▶ [Direction] Reproduce the listing that follows with no differences at all.

▶ [Material provided]
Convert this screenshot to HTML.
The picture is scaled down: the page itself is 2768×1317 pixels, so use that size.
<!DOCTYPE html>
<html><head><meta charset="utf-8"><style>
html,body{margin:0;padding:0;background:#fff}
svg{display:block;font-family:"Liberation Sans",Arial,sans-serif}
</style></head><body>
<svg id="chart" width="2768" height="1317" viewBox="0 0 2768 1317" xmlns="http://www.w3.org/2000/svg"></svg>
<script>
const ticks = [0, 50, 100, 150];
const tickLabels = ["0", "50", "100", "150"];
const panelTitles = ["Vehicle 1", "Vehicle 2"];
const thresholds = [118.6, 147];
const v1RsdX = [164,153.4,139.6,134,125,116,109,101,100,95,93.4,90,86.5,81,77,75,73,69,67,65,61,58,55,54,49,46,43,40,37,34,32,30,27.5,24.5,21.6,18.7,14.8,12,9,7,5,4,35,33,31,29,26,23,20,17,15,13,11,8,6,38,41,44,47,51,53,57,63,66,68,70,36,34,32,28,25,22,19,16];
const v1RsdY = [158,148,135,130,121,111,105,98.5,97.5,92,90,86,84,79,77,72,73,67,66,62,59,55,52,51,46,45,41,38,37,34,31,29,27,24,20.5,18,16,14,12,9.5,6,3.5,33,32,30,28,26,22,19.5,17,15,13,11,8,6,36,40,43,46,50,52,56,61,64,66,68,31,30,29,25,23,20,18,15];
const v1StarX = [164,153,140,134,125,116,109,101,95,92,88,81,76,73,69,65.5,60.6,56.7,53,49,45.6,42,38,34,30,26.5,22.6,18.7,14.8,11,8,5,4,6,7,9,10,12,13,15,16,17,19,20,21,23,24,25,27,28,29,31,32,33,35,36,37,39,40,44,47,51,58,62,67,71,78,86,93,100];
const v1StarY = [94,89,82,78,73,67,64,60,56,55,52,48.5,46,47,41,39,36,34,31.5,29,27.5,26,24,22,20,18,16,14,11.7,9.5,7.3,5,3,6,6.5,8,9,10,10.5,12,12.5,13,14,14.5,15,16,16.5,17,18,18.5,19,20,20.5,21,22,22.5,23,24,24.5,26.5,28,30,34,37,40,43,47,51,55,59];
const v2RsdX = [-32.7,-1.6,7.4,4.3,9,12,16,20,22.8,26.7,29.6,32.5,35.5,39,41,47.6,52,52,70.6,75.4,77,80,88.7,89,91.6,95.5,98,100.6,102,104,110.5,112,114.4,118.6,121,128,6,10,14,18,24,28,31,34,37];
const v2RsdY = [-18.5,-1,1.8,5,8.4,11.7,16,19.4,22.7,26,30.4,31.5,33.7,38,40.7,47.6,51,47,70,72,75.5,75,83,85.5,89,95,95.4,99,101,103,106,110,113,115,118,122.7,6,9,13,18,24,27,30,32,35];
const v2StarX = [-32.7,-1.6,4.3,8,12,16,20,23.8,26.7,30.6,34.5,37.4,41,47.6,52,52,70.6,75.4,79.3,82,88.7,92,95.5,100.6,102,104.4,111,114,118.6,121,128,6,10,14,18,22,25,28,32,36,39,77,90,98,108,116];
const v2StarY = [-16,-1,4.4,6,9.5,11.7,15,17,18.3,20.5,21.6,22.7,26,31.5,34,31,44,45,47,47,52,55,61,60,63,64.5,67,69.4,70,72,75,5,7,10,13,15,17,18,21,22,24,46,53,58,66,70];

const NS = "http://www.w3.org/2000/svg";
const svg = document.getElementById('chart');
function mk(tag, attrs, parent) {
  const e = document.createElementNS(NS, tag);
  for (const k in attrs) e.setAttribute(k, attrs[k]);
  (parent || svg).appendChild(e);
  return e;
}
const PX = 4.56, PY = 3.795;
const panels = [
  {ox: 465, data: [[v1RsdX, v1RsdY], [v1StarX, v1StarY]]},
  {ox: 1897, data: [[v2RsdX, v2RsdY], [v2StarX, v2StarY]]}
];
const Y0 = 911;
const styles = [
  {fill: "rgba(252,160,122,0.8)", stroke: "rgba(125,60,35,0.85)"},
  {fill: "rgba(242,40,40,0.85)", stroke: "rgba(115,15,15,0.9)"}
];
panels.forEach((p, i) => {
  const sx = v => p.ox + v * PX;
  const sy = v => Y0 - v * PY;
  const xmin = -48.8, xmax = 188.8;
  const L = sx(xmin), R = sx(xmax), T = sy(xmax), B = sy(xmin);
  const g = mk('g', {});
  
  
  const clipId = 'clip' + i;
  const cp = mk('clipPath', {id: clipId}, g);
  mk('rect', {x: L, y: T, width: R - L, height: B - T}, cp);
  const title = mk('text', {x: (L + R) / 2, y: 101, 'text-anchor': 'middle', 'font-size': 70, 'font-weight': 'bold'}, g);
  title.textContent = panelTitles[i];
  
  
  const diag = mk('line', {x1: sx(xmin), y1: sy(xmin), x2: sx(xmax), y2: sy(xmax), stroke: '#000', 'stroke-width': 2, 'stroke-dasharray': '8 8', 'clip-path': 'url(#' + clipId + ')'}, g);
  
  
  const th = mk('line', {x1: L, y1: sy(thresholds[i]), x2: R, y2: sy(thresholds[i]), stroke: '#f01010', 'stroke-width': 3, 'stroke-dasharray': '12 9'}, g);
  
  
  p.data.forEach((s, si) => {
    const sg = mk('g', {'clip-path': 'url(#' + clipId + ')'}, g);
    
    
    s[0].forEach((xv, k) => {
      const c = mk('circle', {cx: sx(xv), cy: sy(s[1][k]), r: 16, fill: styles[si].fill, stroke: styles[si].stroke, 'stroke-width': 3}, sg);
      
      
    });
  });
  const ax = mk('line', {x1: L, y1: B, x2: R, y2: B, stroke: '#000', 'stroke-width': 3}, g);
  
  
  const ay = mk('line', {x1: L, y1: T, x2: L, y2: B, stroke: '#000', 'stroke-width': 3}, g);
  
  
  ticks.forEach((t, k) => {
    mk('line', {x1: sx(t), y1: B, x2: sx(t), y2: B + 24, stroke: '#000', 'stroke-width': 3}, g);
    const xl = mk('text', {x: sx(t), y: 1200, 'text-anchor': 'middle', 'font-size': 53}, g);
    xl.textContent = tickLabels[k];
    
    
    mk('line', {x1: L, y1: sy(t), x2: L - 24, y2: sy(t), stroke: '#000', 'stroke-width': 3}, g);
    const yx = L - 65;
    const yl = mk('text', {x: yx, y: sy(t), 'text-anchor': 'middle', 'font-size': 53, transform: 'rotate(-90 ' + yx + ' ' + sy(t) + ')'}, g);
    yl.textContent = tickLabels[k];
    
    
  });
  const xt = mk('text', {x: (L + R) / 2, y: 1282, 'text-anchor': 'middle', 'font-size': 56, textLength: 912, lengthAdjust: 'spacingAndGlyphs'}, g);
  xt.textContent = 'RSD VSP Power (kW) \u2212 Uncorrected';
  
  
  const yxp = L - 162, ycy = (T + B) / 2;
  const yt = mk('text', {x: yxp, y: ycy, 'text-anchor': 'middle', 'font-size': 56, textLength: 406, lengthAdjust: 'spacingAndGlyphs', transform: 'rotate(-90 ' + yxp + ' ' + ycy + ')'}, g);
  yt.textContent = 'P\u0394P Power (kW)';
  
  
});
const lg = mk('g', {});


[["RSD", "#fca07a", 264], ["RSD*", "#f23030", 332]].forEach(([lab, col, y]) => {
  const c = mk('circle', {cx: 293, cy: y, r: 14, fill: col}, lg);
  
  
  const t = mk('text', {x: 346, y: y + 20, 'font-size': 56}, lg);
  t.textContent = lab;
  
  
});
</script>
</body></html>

▶ [Finished task]
Convert this screenshot to HTML.
The picture is scaled down: the page itself is 2768×1317 pixels, so use that size.
<!DOCTYPE html>
<html><head><meta charset="utf-8"><style>
html,body{margin:0;padding:0;background:#fff}
svg{display:block;font-family:"Liberation Sans",Arial,sans-serif}
</style></head><body>
<svg id="chart" width="2768" height="1317" viewBox="0 0 2768 1317" xmlns="http://www.w3.org/2000/svg"></svg>
<script>
const ticks = [0, 50, 100, 150];
const tickLabels = ["0", "50", "100", "150"];
const panelTitles = ["Vehicle 1", "Vehicle 2"];
const thresholds = [118.6, 147];
const v1RsdX = [164,153.4,139.6,134,125,116,109,101,100,95,93.4,90,86.5,81,77,75,73,69,67,65,61,58,55,54,49,46,43,40,37,34,32,30,27.5,24.5,21.6,18.7,14.8,12,9,7,5,4,35,33,31,29,26,23,20,17,15,13,11,8,6,38,41,44,47,51,53,57,63,66,68,70,36,34,32,28,25,22,19,16];
const v1RsdY = [158,148,135,130,121,111,105,98.5,97.5,92,90,86,84,79,77,72,73,67,66,62,59,55,52,51,46,45,41,38,37,34,31,29,27,24,20.5,18,16,14,12,9.5,6,3.5,33,32,30,28,26,22,19.5,17,15,13,11,8,6,36,40,43,46,50,52,56,61,64,66,68,31,30,29,25,23,20,18,15];
const v1StarX = [164,153,140,134,125,116,109,101,95,92,88,81,76,73,69,65.5,60.6,56.7,53,49,45.6,42,38,34,30,26.5,22.6,18.7,14.8,11,8,5,4,6,7,9,10,12,13,15,16,17,19,20,21,23,24,25,27,28,29,31,32,33,35,36,37,39,40,44,47,51,58,62,67,71,78,86,93,100];
const v1StarY = [94,89,82,78,73,67,64,60,56,55,52,48.5,46,47,41,39,36,34,31.5,29,27.5,26,24,22,20,18,16,14,11.7,9.5,7.3,5,3,6,6.5,8,9,10,10.5,12,12.5,13,14,14.5,15,16,16.5,17,18,18.5,19,20,20.5,21,22,22.5,23,24,24.5,26.5,28,30,34,37,40,43,47,51,55,59];
const v2RsdX = [-32.7,-1.6,7.4,4.3,9,12,16,20,22.8,26.7,29.6,32.5,35.5,39,41,47.6,52,52,70.6,75.4,77,80,88.7,89,91.6,95.5,98,100.6,102,104,110.5,112,114.4,118.6,121,128,6,10,14,18,24,28,31,34,37];
const v2RsdY = [-18.5,-1,1.8,5,8.4,11.7,16,19.4,22.7,26,30.4,31.5,33.7,38,40.7,47.6,51,47,70,72,75.5,75,83,85.5,89,95,95.4,99,101,103,106,110,113,115,118,122.7,6,9,13,18,24,27,30,32,35];
const v2StarX = [-32.7,-1.6,4.3,8,12,16,20,23.8,26.7,30.6,34.5,37.4,41,47.6,52,52,70.6,75.4,79.3,82,88.7,92,95.5,100.6,102,104.4,111,114,118.6,121,128,6,10,14,18,22,25,28,32,36,39,77,90,98,108,116];
const v2StarY = [-16,-1,4.4,6,9.5,11.7,15,17,18.3,20.5,21.6,22.7,26,31.5,34,31,44,45,47,47,52,55,61,60,63,64.5,67,69.4,70,72,75,5,7,10,13,15,17,18,21,22,24,46,53,58,66,70];

const NS = "http://www.w3.org/2000/svg";
const svg = document.getElementById('chart');
function mk(tag, attrs, parent) {
  const e = document.createElementNS(NS, tag);
  for (const k in attrs) e.setAttribute(k, attrs[k]);
  (parent || svg).appendChild(e);
  return e;
}
const PX = 4.56, PY = 3.795;
const panels = [
  {ox: 465, data: [[v1RsdX, v1RsdY], [v1StarX, v1StarY]]},
  {ox: 1897, data: [[v2RsdX, v2RsdY], [v2StarX, v2StarY]]}
];
const Y0 = 911;
const styles = [
  {fill: "rgba(252,160,122,0.8)", stroke: "rgba(125,60,35,0.85)"},
  {fill: "rgba(242,40,40,0.85)", stroke: "rgba(115,15,15,0.9)"}
];
panels.forEach((p, i) => {
  const sx = v => p.ox + v * PX;
  const sy = v => Y0 - v * PY;
  const xmin = -48.8, xmax = 188.8;
  const L = sx(xmin), R = sx(xmax), T = sy(xmax), B = sy(xmin);
  const g = mk('g', {});
  
  
  const clipId = 'clip' + i;
  const cp = mk('clipPath', {id: clipId}, g);
  mk('rect', {x: L, y: T, width: R - L, height: B - T}, cp);
  const title = mk('text', {x: (L + R) / 2, y: 101, 'text-anchor': 'middle', 'font-size': 70, 'font-weight': 'bold'}, g);
  title.textContent = panelTitles[i];
  
  
  const diag = mk('line', {x1: sx(xmin), y1: sy(xmin), x2: sx(xmax), y2: sy(xmax), stroke: '#000', 'stroke-width': 2, 'stroke-dasharray': '8 8', 'clip-path': 'url(#' + clipId + ')'}, g);
  
  
  const th = mk('line', {x1: L, y1: sy(thresholds[i]), x2: R, y2: sy(thresholds[i]), stroke: '#f01010', 'stroke-width': 3, 'stroke-dasharray': '12 9'}, g);
  
  
  p.data.forEach((s, si) => {
    const sg = mk('g', {'clip-path': 'url(#' + clipId + ')'}, g);
    
    
    s[0].forEach((xv, k) => {
      const c = mk('circle', {cx: sx(xv), cy: sy(s[1][k]), r: 16, fill: styles[si].fill, stroke: styles[si].stroke, 'stroke-width': 3}, sg);
      
      
    });
  });
  const ax = mk('line', {x1: L, y1: B, x2: R, y2: B, stroke: '#000', 'stroke-width': 3}, g);
  
  
  const ay = mk('line', {x1: L, y1: T, x2: L, y2: B, stroke: '#000', 'stroke-width': 3}, g);
  
  
  ticks.forEach((t, k) => {
    mk('line', {x1: sx(t), y1: B, x2: sx(t), y2: B + 24, stroke: '#000', 'stroke-width': 3}, g);
    const xl = mk('text', {x: sx(t), y: 1200, 'text-anchor': 'middle', 'font-size': 53}, g);
    xl.textContent = tickLabels[k];
    
    
    mk('line', {x1: L, y1: sy(t), x2: L - 24, y2: sy(t), stroke: '#000', 'stroke-width': 3}, g);
    const yx = L - 65;
    const yl = mk('text', {x: yx, y: sy(t), 'text-anchor': 'middle', 'font-size': 53, transform: 'rotate(-90 ' + yx + ' ' + sy(t) + ')'}, g);
    yl.textContent = tickLabels[k];
    
    
  });
  const xt = mk('text', {x: (L + R) / 2, y: 1282, 'text-anchor': 'middle', 'font-size': 56, textLength: 912, lengthAdjust: 'spacingAndGlyphs'}, g);
  xt.textContent = 'RSD VSP Power (kW) \u2212 Uncorrected';
  
  
  const yxp = L - 162, ycy = (T + B) / 2;
  const yt = mk('text', {x: yxp, y: ycy, 'text-anchor': 'middle', 'font-size': 56, textLength: 406, lengthAdjust: 'spacingAndGlyphs', transform: 'rotate(-90 ' + yxp + ' ' + ycy + ')'}, g);
  yt.textContent = 'P\u0394P Power (kW)';
  
  
});
const lg = mk('g', {});


[["RSD", "#fca07a", 264], ["RSD*", "#f23030", 332]].forEach(([lab, col, y]) => {
  const c = mk('circle', {cx: 293, cy: y, r: 14, fill: col}, lg);
  
  
  const t = mk('text', {x: 346, y: y + 20, 'font-size': 56}, lg);
  t.textContent = lab;
  
  
});
</script>
</body></html>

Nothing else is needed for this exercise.